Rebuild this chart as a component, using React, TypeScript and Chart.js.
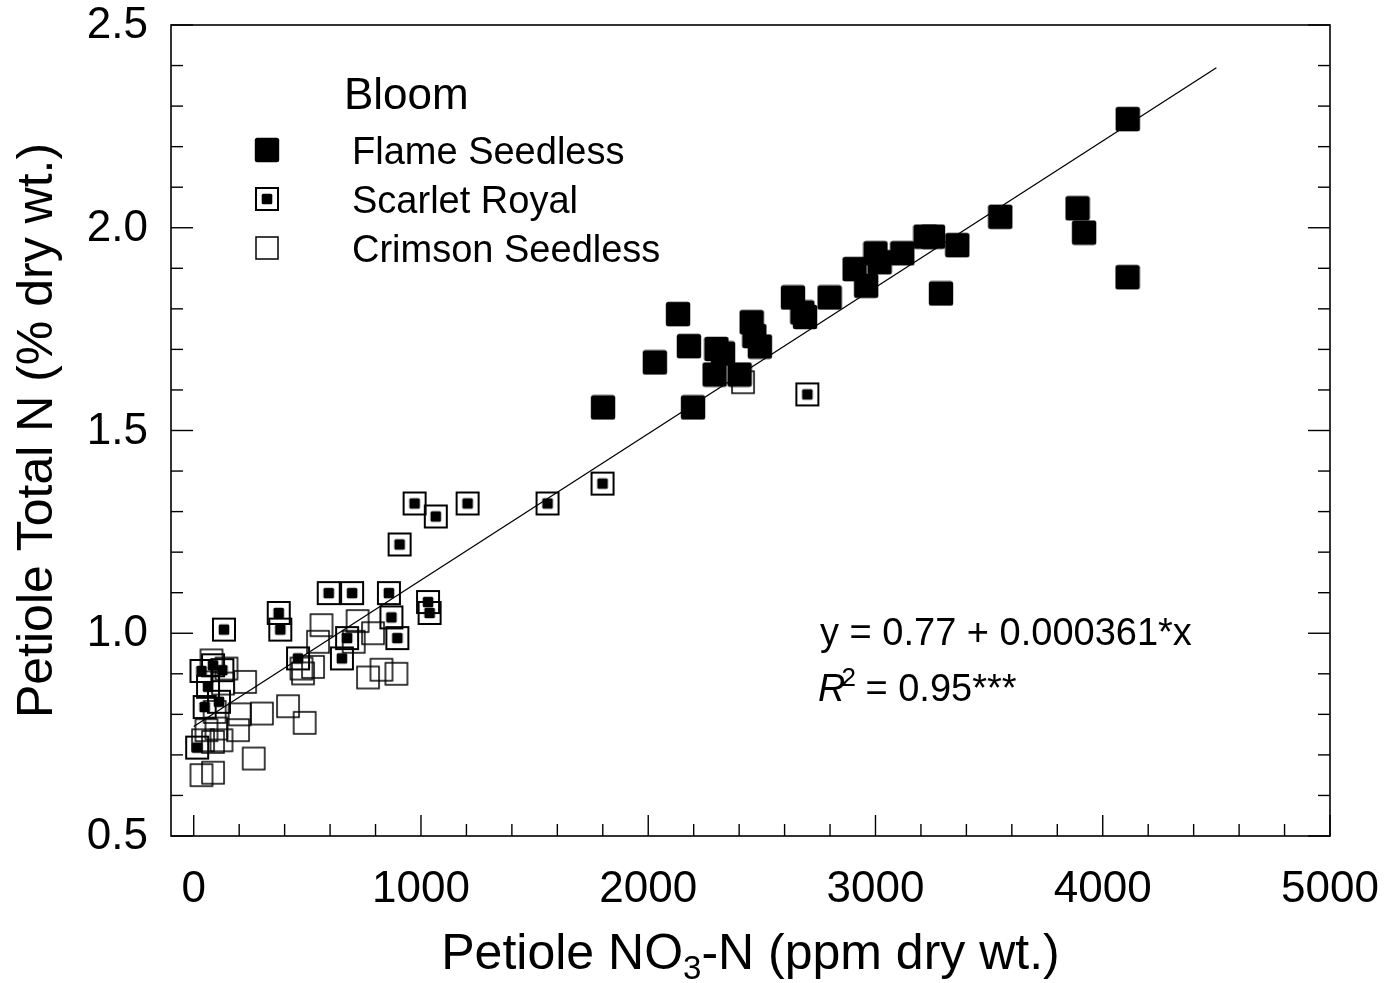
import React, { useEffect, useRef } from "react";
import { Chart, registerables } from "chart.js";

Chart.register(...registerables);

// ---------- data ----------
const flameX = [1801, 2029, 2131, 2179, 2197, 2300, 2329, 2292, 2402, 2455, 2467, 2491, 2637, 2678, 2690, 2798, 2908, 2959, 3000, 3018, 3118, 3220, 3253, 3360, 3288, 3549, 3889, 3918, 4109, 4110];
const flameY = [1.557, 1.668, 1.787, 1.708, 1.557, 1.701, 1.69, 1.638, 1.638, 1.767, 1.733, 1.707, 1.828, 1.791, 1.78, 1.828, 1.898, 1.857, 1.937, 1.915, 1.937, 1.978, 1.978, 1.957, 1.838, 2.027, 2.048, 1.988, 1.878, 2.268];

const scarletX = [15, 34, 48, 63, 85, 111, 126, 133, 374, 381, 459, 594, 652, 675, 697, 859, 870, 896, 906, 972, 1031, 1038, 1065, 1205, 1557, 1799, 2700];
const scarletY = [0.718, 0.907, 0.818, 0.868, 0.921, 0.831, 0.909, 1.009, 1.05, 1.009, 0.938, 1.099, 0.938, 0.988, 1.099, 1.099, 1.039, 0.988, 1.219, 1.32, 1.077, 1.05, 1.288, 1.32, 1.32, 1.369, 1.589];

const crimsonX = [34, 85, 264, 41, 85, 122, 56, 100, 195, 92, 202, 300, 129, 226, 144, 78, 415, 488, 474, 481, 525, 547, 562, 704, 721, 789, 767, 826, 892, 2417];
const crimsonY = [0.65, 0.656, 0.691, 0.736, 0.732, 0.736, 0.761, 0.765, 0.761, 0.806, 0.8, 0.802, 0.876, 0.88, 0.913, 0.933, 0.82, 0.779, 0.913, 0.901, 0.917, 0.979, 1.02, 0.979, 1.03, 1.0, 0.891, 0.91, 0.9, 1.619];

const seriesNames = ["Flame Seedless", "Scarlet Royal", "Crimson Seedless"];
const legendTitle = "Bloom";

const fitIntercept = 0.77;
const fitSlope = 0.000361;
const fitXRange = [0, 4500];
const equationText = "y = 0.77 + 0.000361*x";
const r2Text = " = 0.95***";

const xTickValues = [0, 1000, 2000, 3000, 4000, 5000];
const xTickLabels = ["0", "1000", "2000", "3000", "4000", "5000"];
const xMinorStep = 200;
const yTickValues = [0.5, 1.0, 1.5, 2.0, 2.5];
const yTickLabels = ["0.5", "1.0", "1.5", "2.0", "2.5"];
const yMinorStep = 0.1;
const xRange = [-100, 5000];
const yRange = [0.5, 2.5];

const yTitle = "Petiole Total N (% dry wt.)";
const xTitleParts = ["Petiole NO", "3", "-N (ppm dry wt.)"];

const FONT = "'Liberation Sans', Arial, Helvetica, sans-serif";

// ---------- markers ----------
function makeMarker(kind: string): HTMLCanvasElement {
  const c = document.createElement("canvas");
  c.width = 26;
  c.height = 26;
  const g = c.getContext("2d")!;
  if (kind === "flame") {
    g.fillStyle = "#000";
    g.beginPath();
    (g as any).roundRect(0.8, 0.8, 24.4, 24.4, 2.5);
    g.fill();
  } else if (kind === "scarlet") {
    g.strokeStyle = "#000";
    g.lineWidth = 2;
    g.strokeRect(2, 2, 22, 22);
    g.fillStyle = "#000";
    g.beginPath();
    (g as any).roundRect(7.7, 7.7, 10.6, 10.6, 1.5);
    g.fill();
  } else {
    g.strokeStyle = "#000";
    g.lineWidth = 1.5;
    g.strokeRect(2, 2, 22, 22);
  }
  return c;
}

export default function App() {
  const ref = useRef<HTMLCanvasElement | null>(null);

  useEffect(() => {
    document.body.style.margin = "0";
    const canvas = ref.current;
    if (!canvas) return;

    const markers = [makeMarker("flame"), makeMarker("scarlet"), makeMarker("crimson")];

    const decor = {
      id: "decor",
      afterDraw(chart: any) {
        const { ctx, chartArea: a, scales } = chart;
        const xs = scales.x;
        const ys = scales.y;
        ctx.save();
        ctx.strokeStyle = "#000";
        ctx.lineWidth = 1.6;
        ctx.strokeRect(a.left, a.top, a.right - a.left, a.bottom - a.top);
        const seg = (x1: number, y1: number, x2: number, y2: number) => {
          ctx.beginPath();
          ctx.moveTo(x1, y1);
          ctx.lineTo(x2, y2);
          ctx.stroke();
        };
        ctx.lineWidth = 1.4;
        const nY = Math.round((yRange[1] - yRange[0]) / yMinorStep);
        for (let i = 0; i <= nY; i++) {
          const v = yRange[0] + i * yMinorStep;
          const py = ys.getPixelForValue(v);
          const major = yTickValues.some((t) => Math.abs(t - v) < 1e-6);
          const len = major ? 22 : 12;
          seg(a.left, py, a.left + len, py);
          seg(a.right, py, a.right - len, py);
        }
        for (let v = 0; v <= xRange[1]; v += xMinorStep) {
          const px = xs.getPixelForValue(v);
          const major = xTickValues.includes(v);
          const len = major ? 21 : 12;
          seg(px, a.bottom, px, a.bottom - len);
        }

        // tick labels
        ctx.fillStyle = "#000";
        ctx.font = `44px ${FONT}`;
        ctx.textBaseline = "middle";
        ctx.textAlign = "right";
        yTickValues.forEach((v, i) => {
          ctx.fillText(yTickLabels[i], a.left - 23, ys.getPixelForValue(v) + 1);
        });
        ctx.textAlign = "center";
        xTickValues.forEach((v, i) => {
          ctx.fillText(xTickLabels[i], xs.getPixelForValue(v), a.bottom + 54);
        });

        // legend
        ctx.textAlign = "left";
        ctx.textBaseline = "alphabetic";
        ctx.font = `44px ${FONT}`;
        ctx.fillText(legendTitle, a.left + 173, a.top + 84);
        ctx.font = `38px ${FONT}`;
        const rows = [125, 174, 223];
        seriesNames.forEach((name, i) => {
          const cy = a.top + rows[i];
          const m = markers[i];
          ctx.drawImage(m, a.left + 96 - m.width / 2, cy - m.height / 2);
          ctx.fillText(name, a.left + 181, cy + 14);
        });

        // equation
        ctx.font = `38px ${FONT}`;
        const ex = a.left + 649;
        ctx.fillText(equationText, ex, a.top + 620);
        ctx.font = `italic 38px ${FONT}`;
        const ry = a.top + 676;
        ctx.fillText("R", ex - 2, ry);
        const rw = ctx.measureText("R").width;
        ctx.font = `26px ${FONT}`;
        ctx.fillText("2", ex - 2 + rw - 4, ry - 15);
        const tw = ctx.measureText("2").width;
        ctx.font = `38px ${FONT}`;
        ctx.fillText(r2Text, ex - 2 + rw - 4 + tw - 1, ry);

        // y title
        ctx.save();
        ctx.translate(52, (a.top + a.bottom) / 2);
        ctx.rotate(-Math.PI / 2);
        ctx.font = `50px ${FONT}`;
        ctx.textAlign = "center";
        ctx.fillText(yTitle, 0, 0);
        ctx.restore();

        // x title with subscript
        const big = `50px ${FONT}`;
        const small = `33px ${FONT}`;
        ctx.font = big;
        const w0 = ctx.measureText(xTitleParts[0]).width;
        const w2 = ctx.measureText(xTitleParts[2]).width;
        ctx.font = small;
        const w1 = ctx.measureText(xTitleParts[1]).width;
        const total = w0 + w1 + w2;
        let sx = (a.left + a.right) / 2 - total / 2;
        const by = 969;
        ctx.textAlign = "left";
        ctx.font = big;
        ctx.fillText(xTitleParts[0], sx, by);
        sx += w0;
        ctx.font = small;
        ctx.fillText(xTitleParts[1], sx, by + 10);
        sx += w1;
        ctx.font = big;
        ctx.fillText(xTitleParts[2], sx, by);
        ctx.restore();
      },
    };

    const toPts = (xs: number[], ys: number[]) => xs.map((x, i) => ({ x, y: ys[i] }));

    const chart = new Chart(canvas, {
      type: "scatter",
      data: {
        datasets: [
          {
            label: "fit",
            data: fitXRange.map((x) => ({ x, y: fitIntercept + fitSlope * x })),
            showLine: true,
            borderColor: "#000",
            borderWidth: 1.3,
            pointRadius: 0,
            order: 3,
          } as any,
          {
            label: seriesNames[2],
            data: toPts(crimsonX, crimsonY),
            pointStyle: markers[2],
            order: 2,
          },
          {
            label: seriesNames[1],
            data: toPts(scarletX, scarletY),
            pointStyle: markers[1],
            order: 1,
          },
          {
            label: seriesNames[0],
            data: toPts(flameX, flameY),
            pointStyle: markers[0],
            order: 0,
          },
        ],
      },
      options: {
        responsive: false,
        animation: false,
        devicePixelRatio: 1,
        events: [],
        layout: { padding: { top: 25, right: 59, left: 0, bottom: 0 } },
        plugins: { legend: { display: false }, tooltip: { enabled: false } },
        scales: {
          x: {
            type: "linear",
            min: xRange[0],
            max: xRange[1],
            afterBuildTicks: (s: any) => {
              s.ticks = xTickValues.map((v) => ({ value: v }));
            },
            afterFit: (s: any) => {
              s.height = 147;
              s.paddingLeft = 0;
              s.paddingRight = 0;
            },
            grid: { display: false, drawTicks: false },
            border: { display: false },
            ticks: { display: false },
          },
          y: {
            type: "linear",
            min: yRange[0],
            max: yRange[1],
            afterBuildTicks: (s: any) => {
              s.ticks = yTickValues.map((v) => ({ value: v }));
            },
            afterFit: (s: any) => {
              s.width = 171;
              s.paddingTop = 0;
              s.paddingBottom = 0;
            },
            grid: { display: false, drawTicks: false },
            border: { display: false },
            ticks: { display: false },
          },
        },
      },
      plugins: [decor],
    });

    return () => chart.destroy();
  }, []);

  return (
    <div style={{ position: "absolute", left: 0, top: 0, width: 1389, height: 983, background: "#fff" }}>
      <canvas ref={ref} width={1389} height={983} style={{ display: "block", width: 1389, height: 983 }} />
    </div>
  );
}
____
• PROBLEM: Take each line containing the string "React" and copy it out.

• OUTPUT OF THE TASK:
Rebuild this chart as a component, using React, TypeScript and Chart.js.
import React, { useEffect, useRef } from "react";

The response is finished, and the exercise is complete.